A Walk to Remember

The California Valley has been baking under triple digits temperatures for the last two weeks. A brutal form of Indian summer that even after seven years I still don’t handle well.
Last night there was a subtle yet distinct change in the air and I opened the windows. The air conditioning didn’t kick in during the night. The house early morning had cooled off to a nice 70F.
The air smelled of dry hay and the breeze had chased the smoke rising from the wildfire burning in Sequoia National Park. Soon, I thought, we will see the coastal range from home.
It was a perfect day for my first cool-weather run in weeks. Above the trail that cut through the San Joaquin Valley, white clouds billowed in the blue sky and the Sierras appeared after days of smog. The premise of fall gave me wings.
I wasn’t alone to feel the same eagerness. People had a smile on their face. Bikers, walkers, runners, dogs, babies and children came from everywhere responding to the welcoming change of weather.
What a difference when I remembered last night CNN news. I watched with my daughter who was supposed to study for an AP history test. History is also what’s happening today, right?
Anderson Cooper was interviewing a pastor who is planning the burning of Qurans on September 11. He was as much of an extremist as the extremists who attacked the USA nine years ago. Then a panel of commentators discussed the building or not the building of a mosque close to ground zero. I turned the TV off at 11:00 p.m., tired yet wired too. Too much information, too many pros and cons that were going nowhere.

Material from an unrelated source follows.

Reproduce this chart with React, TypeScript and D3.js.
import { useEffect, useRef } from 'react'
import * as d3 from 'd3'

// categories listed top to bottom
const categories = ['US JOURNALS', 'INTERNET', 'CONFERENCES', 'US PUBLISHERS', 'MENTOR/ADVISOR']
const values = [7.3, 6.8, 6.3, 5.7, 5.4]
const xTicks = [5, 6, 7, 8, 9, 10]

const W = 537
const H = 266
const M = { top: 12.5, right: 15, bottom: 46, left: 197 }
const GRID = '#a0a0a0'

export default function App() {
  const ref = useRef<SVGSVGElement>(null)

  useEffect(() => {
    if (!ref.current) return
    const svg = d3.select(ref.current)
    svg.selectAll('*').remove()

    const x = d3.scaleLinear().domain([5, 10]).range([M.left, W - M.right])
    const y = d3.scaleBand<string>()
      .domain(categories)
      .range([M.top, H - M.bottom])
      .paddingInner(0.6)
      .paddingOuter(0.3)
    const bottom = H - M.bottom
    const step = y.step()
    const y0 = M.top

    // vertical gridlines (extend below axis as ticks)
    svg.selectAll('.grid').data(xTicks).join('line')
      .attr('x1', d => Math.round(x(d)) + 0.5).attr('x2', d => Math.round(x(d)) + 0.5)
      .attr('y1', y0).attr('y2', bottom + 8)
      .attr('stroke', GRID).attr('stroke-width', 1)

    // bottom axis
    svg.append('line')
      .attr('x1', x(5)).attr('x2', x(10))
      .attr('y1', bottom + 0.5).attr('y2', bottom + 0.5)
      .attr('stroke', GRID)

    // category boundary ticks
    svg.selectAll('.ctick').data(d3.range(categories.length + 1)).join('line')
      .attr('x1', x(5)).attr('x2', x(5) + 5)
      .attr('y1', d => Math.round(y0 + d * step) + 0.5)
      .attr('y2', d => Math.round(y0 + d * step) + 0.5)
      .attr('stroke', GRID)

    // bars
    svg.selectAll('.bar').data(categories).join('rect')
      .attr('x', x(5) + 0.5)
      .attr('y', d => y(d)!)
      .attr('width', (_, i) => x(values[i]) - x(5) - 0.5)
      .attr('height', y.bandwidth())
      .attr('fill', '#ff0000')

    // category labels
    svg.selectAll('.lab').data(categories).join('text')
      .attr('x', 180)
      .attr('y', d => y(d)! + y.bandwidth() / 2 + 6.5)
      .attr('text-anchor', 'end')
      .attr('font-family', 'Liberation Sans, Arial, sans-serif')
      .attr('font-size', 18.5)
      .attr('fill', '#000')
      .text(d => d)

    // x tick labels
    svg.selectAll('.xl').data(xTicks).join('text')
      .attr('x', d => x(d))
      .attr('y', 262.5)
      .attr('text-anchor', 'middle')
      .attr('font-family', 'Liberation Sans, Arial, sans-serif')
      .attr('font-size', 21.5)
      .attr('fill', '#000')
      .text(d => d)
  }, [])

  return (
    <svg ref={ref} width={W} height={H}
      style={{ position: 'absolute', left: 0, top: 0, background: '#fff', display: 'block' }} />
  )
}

This morning, on a perfect California day that can only bring the best from everyone, I only saw people looking forward to a change of weather, to a new season. I had to switch from a run to a brisk walk in order to respond to the many hellos and how are you?
Of course it could only remind me of my fist days in the USA when such friendliness was almost too much. Today more than ever, only days away from the anniversary of September 11, the American cheerfulness, optimism, and natural curiosity toward others, felt just right.
Within an hour I had forgotten about the inflammatory words, the bigotry and the mosque from last night.